02 February 2013

Sermon, Epiphany +4



“When I was a child, I spoke like a child, I thought like a child, I reasoned like a child”
       We’ve all heard St. Paul’s words before. This is a well-known passage from Corinthians, causing us to recognise the joys, and limitations, of children.
       We love children, don’t we? Their energy. Their enthusiasm. Their imagination. Their energy. We love what they represent: purity. Innocence. Simple joys. Untapped potential and promise.
       That being said, sometimes kids can drive us a little nuts. They can’t sit still, they forget the simplest of tasks, they say the darnedest things, they ask the strangest (sometimes inappropriate) questions. There’s the litany of Why? Why? Why?
       And we’re called to love them for that. We’re called to love them for speaking like a child, thinking like a child, reasoning like a child. It’s a tough task, and God bless all of you who are parents or in a care-giving role with these beautiful children.
       Let’s go back to the positives though, shall we? Kids are determined, They’re loyal. They’re focused – how many times do we have to ask them to put away the toys for bedtime? They are creative (they *will* find a way to get that cookie off the counter!). They believe – strongly.
       So now I challenge us to consider how St. Paul continues his discussion in his letter to the Corinthians:
“when I became an adult, I put an end to childish ways.”
       In some ways, this is a good thing. As adults, we have a better understanding of what is appropriate when we speak, how we think, how we reason. We develop social skills and attain knowledge that bring us out of the childish world. We see the benefit of not having all the cookies we want, we enjoy the rest of a good nights’ sleep (seriously, friends, why oh WHY did we fight naptime when we were kids?!). We comprehend that limitations are there for our own good, that the world does not revolve around us, that there is a time to question and a time to integrate answers into our lives.
       And yet, we sometimes overcomplicate things. We lose our ability to see the beauty in the world around us. We lose the enthusiasm and trust of childhood. Moreover, we can put down children for their childish ways, seeing them as faults to be outgrown.
       However, we’re called to remember the potential and innocence of our younger days and to integrate that into our adult lives. Imagine if we, as adults, demonstrated child-LIKE ways when we engaged the world? Not childish – no temper tantrums, please – but pulling out all those great realities of youth and making them part of our spiritual practices now?
       Imagine if we were loyal to one another, whether or not we agreed with one another’s actions? Children will stand by their best friend no matter what – we can learn from them.
       Imagine if we questioned structural norms, trying our best to understand if these systems were truly serving the purpose they set out to. And, if they were not, imagine having the determination to call for change? Children will declare if something is not fair, and will often be inspired and courageous enough to demand change – we can learn from them.
       Imagine if we were focused enough on Jesus to not be distracted by crowds or things or events, if we were to put being an active worshiping community at a higher priority than, for example, a football game? Imagine if the crowds in today’s Gospel had been more focused on Christ’s message than on the manic mob mentality – they would not have tried to run him out of town; the very fact that he slipped past them shows that their attention was on being popular and being part of the crowd. Children will keep their focus on what is important in their lives – we can learn from them.
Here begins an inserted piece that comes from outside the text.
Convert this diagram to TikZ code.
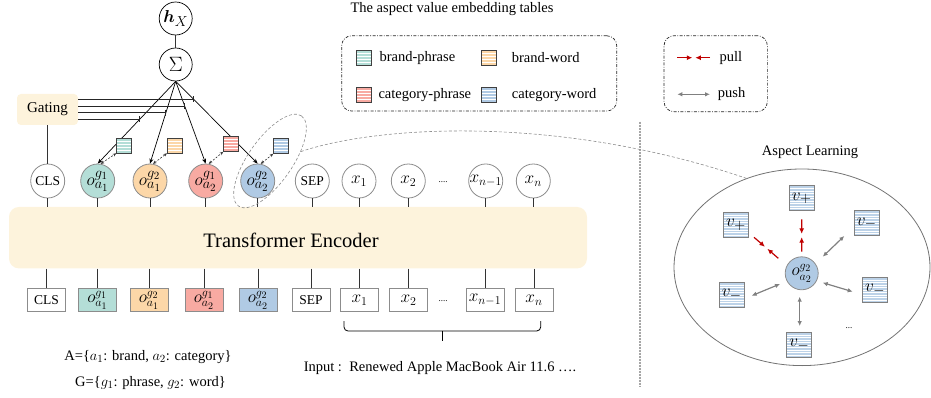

       I believe we’re being called to remember our child-LIKE ways – all of those good things we recall from our younger days, those positive realities our young friends remind us of: the strength of faith, the loyalty, the determination, the focus. We’re challenged to learn the difference between childISH ways and child-LIKE actions; to put the emphasis on the purity of the emotion and strength of faith. We’re called to realise that sometimes life doesn’t have to be as complicated as we make it, that sometimes the simplest solutions are the best ones, that the “Speak to me like I’m 4” moments can be a way to bring out an uncomplicated truth.
       We’re called to celebrate the basic faith that lives deep within us. We’re called to love – simply, whole-heartedly, just as a child would. We’re called to remember that God will use us as we are - even as children. As Jeremiah reminds us – even as children God guides us, directs us, accompanies us, and delivers us. Even as children, we are God’s – known, consecrated, and anointed. Especially as children, we are God’s.  The scripture promises us this child-like acceptance and love. Let’s embrace it, celebrating that “Today this scripture has been fulfilled in your hearing.”